### STORED ROWS

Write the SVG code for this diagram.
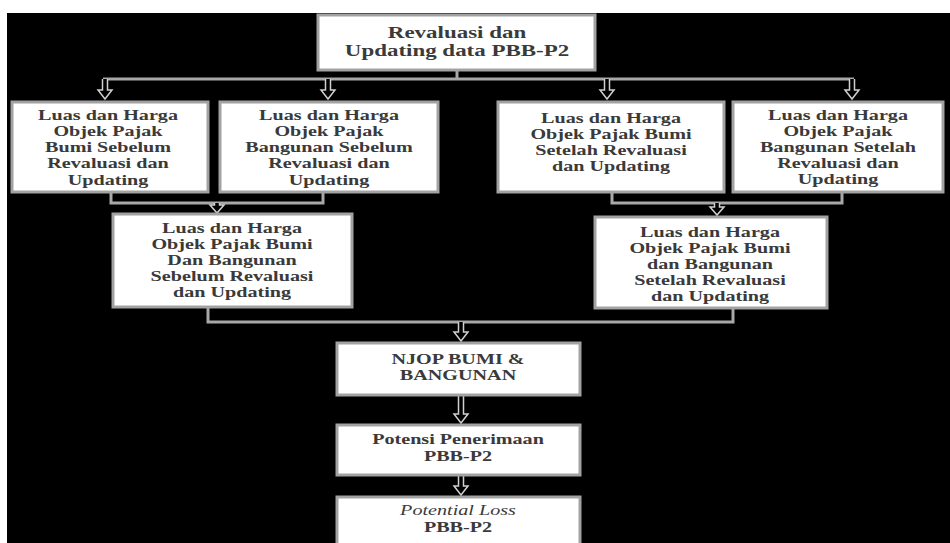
<svg xmlns="http://www.w3.org/2000/svg" width="950" height="543" viewBox="0 0 950 543">
<style>
.box{fill:#fff;stroke:#a2a2a2;stroke-width:3}
.t{font-family:"Liberation Serif","Times New Roman",serif;font-weight:bold;font-size:15.5px;fill:#3a3a3a;text-anchor:middle}
.tt{font-size:17px}
.it{font-style:italic;font-weight:normal}
.ln{fill:none;stroke:#a8a8a8;stroke-width:3}
.ar{fill:#000;stroke:#d0d0d0;stroke-width:1.5;stroke-linejoin:miter}
</style>
<rect x="0" y="0" width="950" height="543" fill="#fff"/>
<rect x="7" y="13" width="943" height="530" fill="#000"/>

<g id="connectors">
<path class="ln" d="M457 70 V79 M103 79 H854"/>
<path class="ln" d="M111 192 V203 H323 V192"/>
<path class="ln" d="M612 192 V203 H842 V192"/>
<path class="ln" d="M208 307 V322 H733 V308"/>
<path class="ar" d="M102.5 79 V90 H98 L105 99 L112 90 H107.5 V79"/>
<path class="ar" d="M325.5 79 V90 H321 L328 99 L335 90 H330.5 V79"/>
<path class="ar" d="M604.5 79 V90 H600 L607 99 L614 90 H609.5 V79"/>
<path class="ar" d="M849.5 79 V90 H845 L852 99 L859 90 H854.5 V79"/>
<path class="ar" d="M214.5 203 V205 H210 L217 213 L224 205 H219.5 V203"/>
<path class="ar" d="M714.5 203 V207 H710 L717 215 L724 207 H719.5 V203"/>
<path class="ar" d="M458.5 322 V332 H454 L461 341 L468 332 H463.5 V322"/>
<path class="ar" d="M458.5 395 V414 H454 L461 423 L468 414 H463.5 V395"/>
<path class="ar" d="M458.5 475 V486 H454 L461 495 L468 486 H463.5 V475"/>
</g>

<g id="revaluasi">
<rect class="box" x="318" y="15" width="277" height="55"/>
<g transform="translate(457 0) scale(1.35 1)">
<text class="t tt" x="0" y="38">Revaluasi dan</text>
<text class="t tt" x="0" y="56">Updating data PBB-P2</text>
</g>
</g>

<g id="bumi-sebelum">
<rect class="box" x="12" y="102" width="196" height="90"/>
<g transform="translate(108 0) scale(1.3 1)">
<text class="t" x="0" y="120">Luas dan Harga</text>
<text class="t" x="0" y="136">Objek Pajak</text>
<text class="t" x="0" y="152">Bumi Sebelum</text>
<text class="t" x="0" y="168">Revaluasi dan</text>
<text class="t" x="0" y="185">Updating</text>
</g>
</g>

<g id="bangunan-sebelum">
<rect class="box" x="220" y="102" width="218" height="90"/>
<g transform="translate(329 0) scale(1.3 1)">
<text class="t" x="0" y="120">Luas dan Harga</text>
<text class="t" x="0" y="136">Objek Pajak</text>
<text class="t" x="0" y="152">Bangunan Sebelum</text>
<text class="t" x="0" y="168">Revaluasi dan</text>
<text class="t" x="0" y="185">Updating</text>
</g>
</g>

<g id="bumi-setelah">
<rect class="box" x="498" y="102" width="226" height="90"/>
<g transform="translate(611 0) scale(1.3 1)">
<text class="t" x="0" y="123">Luas dan Harga</text>
<text class="t" x="0" y="139">Objek Pajak Bumi</text>
<text class="t" x="0" y="155">Setelah Revaluasi</text>
<text class="t" x="0" y="171">dan Updating</text>
</g>
</g>

<g id="bangunan-setelah">
<rect class="box" x="733" y="102" width="210" height="90"/>
<g transform="translate(838 0) scale(1.3 1)">
<text class="t" x="0" y="120">Luas dan Harga</text>
<text class="t" x="0" y="136">Objek Pajak</text>
<text class="t" x="0" y="152">Bangunan Setelah</text>
<text class="t" x="0" y="168">Revaluasi dan</text>
<text class="t" x="0" y="184">Updating</text>
</g>
</g>

<g id="bumi-bangunan-sebelum">
<rect class="box" x="113" y="214" width="239" height="93"/>
<g transform="translate(232 0) scale(1.3 1)">
<text class="t" x="0" y="233">Luas dan Harga</text>
<text class="t" x="0" y="249">Objek Pajak Bumi</text>
<text class="t" x="0" y="265">Dan Bangunan</text>
<text class="t" x="0" y="281">Sebelum Revaluasi</text>
<text class="t" x="0" y="297">dan Updating</text>
</g>
</g>

<g id="bumi-bangunan-setelah">
<rect class="box" x="595" y="217" width="232" height="91"/>
<g transform="translate(710 0) scale(1.3 1)">
<text class="t" x="0" y="237">Luas dan Harga</text>
<text class="t" x="0" y="253">Objek Pajak Bumi</text>
<text class="t" x="0" y="269">dan Bangunan</text>
<text class="t" x="0" y="285">Setelah Revaluasi</text>
<text class="t" x="0" y="301">dan Updating</text>
</g>
</g>

<g id="njop">
<rect class="box" x="337" y="343" width="243" height="52"/>
<g transform="translate(458 0) scale(1.3 1)">
<text class="t" x="0" y="364">NJOP BUMI &amp;</text>
<text class="t" x="0" y="380">BANGUNAN</text>
</g>
</g>

<g id="potensi">
<rect class="box" x="337" y="425" width="243" height="50"/>
<g transform="translate(458 0) scale(1.3 1)">
<text class="t" x="0" y="444">Potensi Penerimaan</text>
<text class="t" x="0" y="461">PBB-P2</text>
</g>
</g>

<g id="potential-loss">
<rect class="box" x="337" y="497" width="243" height="52"/>
<g transform="translate(458 0) scale(1.3 1)">
<text class="t it" x="0" y="515">Potential Loss</text>
<text class="t" x="0" y="532">PBB-P2</text>
</g>
</g>
</svg>
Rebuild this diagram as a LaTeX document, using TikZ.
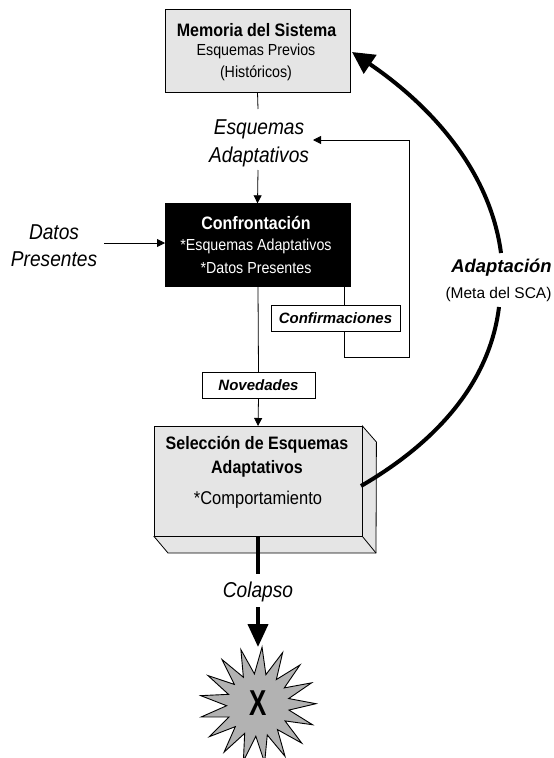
\documentclass[tikz,border=0pt]{standalone}
\usepackage{fontspec}
\setmainfont{Liberation Sans}
\newfontfamily\narrowfont[FakeStretch=0.89]{Liberation Sans}
\newfontfamily\tallfont[FakeStretch=0.72]{Liberation Sans}
\usetikzlibrary{arrows.meta,positioning,shapes.geometric}

\begin{document}
\begin{tikzpicture}[x=1pt,y=-1pt,
  box/.style={draw, inner sep=0pt, minimum width=185pt, minimum height=83pt},
  title/.style={inner sep=0pt, font=\narrowfont\fontsize{18}{20}\selectfont\bfseries},
  line/.style={inner sep=0pt, font=\narrowfont\fontsize{16}{18}\selectfont},
  tag/.style={draw, fill=white, inner sep=0pt, minimum height=26pt, font=\fontsize{15}{17}\selectfont\bfseries\itshape},
  flow/.style={line width=0.8pt},
  arr/.style={flow,-{Triangle[length=8pt,width=8pt]}},
  big/.style={line width=4pt},
  label/.style={align=center, font=\narrowfont\fontsize{21.5}{27.5}\selectfont\itshape}
]
\useasboundingbox (0,0) rectangle (554,758);

% star
\node[star, star points=17, star point ratio=1.85, minimum size=116pt, inner sep=0pt, draw, fill=black!30, line width=0.9pt, shape border rotate=-4] (colapse) at (258,705) {};
\node[font=\tallfont\fontsize{36}{36}\selectfont\bfseries] (colapse_x) at (258,703) {X};

% boxes
\node[box, fill=black!10] (memoria) at (257.5,50.5) {};
\node[title] (memoria_t) at (256.5,30) {Memoria del Sistema};
\node[line] (memoria_a) at (256,51) {Esquemas Previos};
\node[line] (memoria_b) at (256,73) {(Históricos)};

\node[box, fill=black] (confronta) at (257.5,245) {};
\node[title, text=white] (confronta_t) at (256,223) {Confrontación};
\node[line, text=white] (confronta_a) at (256,246) {*Esquemas Adaptativos};
\node[line, text=white] (confronta_b) at (256,268) {*Datos Presentes};

% selection block
\node[box, fill=black!10, minimum width=208pt, minimum height=110pt, anchor=north west] (seleccion) at (154,426) {};
\draw[fill=black!10, line width=0.8pt] (seleccion.north east) -- ++(14,16) -- (376,553) -- (168,553) -- (seleccion.south west) -- (seleccion.south east) -- cycle;
\draw[line width=0.8pt] (seleccion.south east) -- (376,553);
\node[title] (seleccion_t) at (257,445) {Selección de Esquemas};
\node[title] (seleccion_a) at (257,469) {Adaptativos};
\node[inner sep=0pt, font=\narrowfont\fontsize{18.5}{20}\selectfont] (seleccion_c) at (258,500) {*Comportamiento};

% labels
\node[label] (esquemas) at (259,143.5) {Esquemas\\Adaptativos};
\node[label] (datos) at (54,245.5) {Datos\\Presentes};
\node[label] (colapso) at (258,592) {Colapso};
\node[tag, minimum width=129pt] (confirma) at (335.5,318) {Confirmaciones};
\node[tag, minimum width=113pt] (novedades) at (258.5,385) {Novedades};
\node[font=\fontsize{18.4}{20}\selectfont\bfseries\itshape] (adapta) at (501.5,268) {Adaptación};
\node[font=\fontsize{15.5}{18}\selectfont, below=4pt of adapta, xshift=-3pt] (meta) {(Meta del SCA)};

\coordinate (back_a) at (344,357);
\coordinate (back_b) at (409,357);
\coordinate (back_c) at (409,140);
\coordinate (back_d) at (313,140);

% flow
\draw[flow] (memoria.south) -- (258,109);
\draw[arr] (258,170) -- (confronta.north);
\draw[arr] (104,243) -- (165,243);
\draw[flow] (344,287) -- (344,305);
\draw[arr] (344,331) -- (back_a) -- (back_b) -- (back_c) -- (back_d);
\draw[flow] (258,287) -- (novedades.north);
\draw[arr] (novedades.south) -- (258,426);

% collapse
\draw[big] (258,536) -- (258,574);
\draw[big,-{Triangle[length=23pt,width=20pt]}] (258,607) -- (258,647);

% adaptation
\draw[big] (361,486) .. controls (440,440) and (490,380) .. (499,307);
\draw[big,-{Triangle[length=22pt,width=22pt]}] (501,253) .. controls (490,170) and (430,105) .. (352,52);

\end{tikzpicture}
\end{document}
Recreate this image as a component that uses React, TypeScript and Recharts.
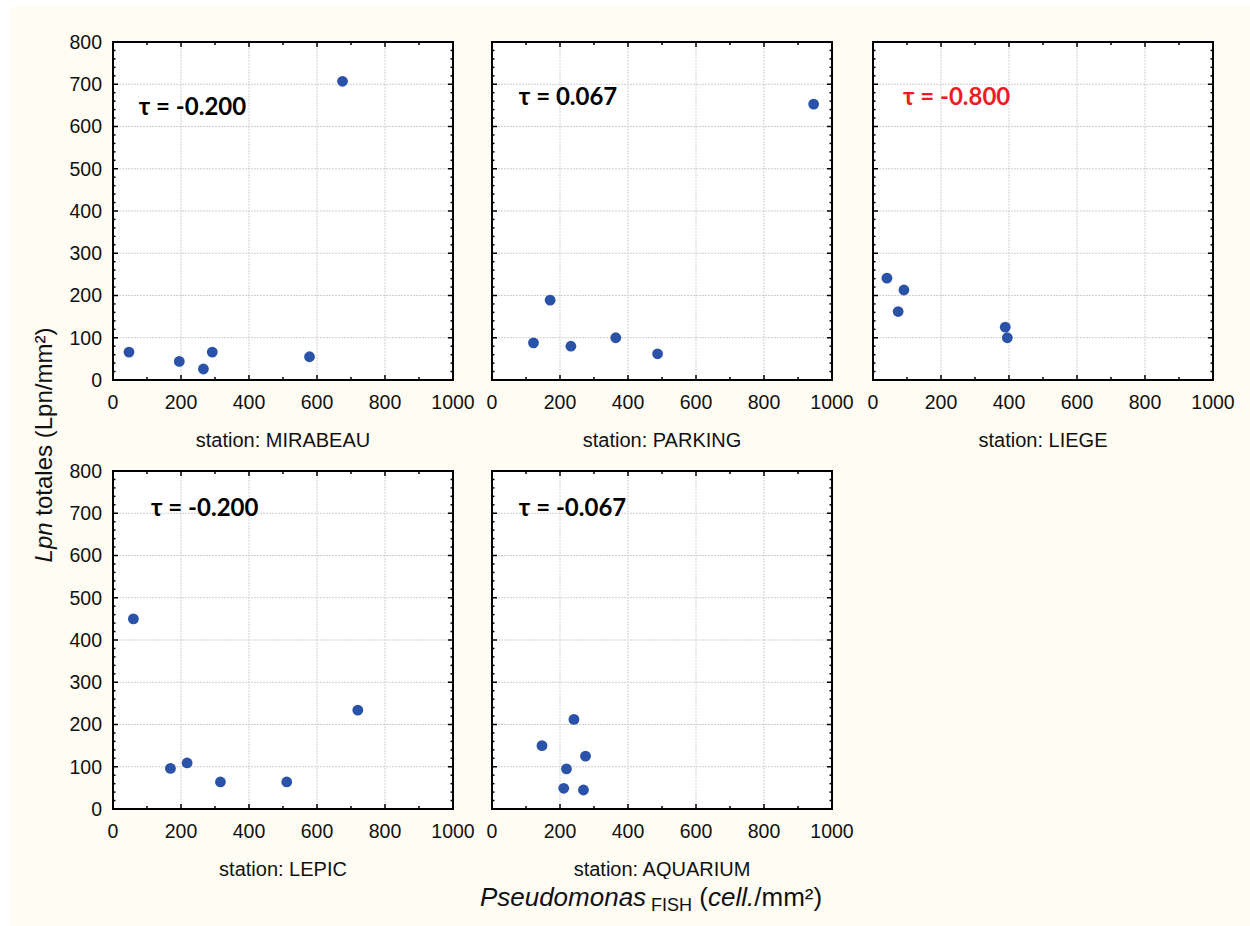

######

Supply the count of lines in the entries that contain the word "diagram", and nothing besides.

__SOLUTION TO THE PROBLEM__: 2